[Start of Stored data]

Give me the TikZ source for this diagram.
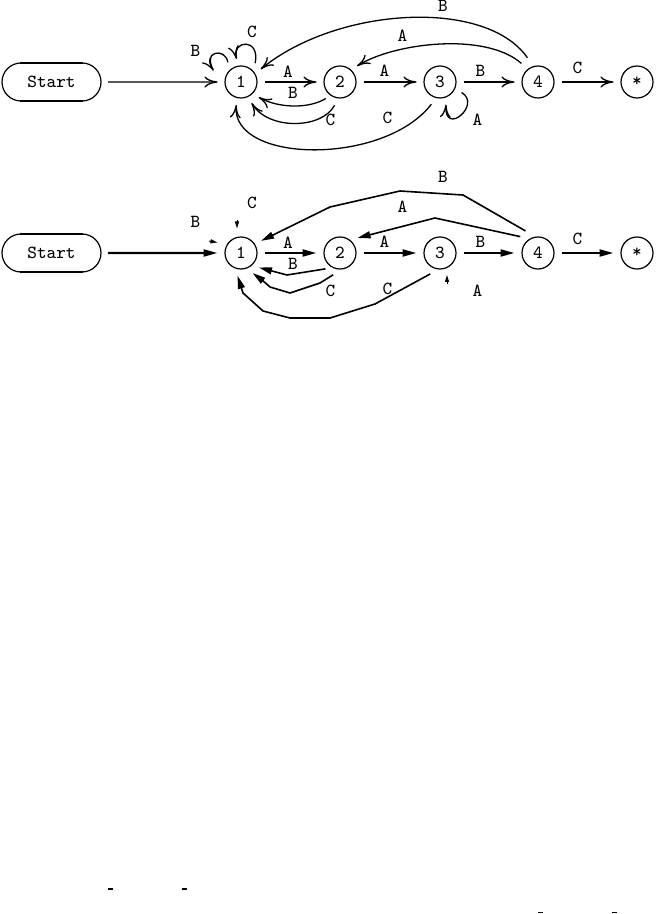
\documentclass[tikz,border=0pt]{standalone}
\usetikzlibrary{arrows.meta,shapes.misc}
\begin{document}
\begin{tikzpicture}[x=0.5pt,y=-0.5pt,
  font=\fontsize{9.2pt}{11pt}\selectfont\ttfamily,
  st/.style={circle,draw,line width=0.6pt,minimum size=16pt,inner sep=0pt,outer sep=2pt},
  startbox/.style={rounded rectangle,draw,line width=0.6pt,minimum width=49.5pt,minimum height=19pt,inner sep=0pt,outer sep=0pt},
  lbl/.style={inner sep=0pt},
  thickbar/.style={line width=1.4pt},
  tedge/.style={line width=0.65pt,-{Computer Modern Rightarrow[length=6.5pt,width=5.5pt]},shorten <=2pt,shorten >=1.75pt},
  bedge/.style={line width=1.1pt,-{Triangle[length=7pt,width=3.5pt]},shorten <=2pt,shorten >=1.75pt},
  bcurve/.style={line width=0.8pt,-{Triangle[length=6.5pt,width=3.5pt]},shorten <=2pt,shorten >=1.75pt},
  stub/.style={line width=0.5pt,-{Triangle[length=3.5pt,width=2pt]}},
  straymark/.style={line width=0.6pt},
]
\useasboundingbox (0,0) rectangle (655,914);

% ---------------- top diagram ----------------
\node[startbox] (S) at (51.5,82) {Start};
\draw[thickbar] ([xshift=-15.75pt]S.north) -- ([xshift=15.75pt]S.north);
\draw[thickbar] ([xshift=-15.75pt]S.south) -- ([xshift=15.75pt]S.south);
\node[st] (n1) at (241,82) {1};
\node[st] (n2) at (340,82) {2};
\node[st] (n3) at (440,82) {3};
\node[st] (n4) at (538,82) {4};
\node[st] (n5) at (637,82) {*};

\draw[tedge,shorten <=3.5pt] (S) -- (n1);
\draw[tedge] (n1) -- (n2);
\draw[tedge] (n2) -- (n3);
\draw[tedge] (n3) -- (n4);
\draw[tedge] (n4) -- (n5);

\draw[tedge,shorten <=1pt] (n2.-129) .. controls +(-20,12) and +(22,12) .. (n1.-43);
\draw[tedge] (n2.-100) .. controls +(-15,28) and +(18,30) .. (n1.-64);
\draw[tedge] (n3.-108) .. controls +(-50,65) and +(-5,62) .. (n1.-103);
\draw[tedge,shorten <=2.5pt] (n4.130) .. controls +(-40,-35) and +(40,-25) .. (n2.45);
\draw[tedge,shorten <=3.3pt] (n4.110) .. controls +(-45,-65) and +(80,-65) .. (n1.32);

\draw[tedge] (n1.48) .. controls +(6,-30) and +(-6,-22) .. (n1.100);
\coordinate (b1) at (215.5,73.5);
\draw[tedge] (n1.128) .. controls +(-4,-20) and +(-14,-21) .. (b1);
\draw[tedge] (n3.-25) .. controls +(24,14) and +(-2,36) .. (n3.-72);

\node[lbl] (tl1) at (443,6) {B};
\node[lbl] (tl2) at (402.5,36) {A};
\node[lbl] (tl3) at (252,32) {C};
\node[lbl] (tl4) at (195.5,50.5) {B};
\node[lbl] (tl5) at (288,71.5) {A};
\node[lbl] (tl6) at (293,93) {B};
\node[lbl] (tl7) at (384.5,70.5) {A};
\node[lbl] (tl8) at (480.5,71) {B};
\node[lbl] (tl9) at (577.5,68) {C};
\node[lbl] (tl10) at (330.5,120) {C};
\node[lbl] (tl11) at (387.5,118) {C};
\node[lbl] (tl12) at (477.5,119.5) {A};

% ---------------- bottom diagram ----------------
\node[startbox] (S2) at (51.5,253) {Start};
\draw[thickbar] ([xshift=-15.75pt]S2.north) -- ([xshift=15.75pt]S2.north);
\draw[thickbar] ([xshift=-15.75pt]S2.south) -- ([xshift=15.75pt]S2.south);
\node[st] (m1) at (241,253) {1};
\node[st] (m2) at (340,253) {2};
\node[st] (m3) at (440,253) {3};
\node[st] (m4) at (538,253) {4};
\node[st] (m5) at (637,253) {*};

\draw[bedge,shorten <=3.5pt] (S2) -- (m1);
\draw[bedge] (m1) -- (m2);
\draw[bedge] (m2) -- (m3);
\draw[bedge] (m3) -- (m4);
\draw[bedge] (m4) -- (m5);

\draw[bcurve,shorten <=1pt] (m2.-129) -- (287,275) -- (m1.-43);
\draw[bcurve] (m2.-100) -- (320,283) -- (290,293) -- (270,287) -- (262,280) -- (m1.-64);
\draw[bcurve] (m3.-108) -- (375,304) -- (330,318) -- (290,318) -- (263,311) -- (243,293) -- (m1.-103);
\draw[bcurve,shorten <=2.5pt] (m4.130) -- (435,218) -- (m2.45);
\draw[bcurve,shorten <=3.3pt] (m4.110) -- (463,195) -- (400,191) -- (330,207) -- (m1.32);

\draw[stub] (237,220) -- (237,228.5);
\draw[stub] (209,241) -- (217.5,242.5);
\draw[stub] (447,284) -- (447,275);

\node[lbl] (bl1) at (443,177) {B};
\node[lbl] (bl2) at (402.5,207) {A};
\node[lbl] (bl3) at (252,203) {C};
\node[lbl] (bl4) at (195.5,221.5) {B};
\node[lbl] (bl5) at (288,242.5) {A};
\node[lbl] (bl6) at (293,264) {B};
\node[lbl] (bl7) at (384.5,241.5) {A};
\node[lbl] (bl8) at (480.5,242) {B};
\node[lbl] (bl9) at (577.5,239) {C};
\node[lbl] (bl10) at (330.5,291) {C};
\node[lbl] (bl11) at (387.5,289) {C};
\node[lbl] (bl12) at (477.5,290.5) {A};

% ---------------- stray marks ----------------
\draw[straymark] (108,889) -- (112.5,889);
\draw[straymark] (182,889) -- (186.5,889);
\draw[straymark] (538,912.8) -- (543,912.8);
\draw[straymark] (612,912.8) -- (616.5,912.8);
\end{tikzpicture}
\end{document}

[End of Stored data]
[Start of Stored data]

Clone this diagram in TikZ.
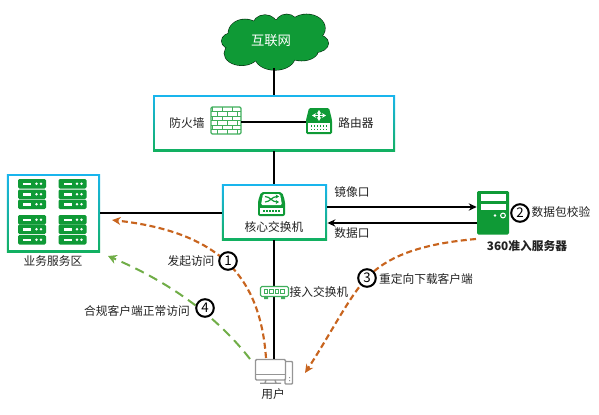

[End of Stored data]

--- Exercise instructions ---
Output a single number: how many lines contain the word "this".

--- Exercise solution ---
2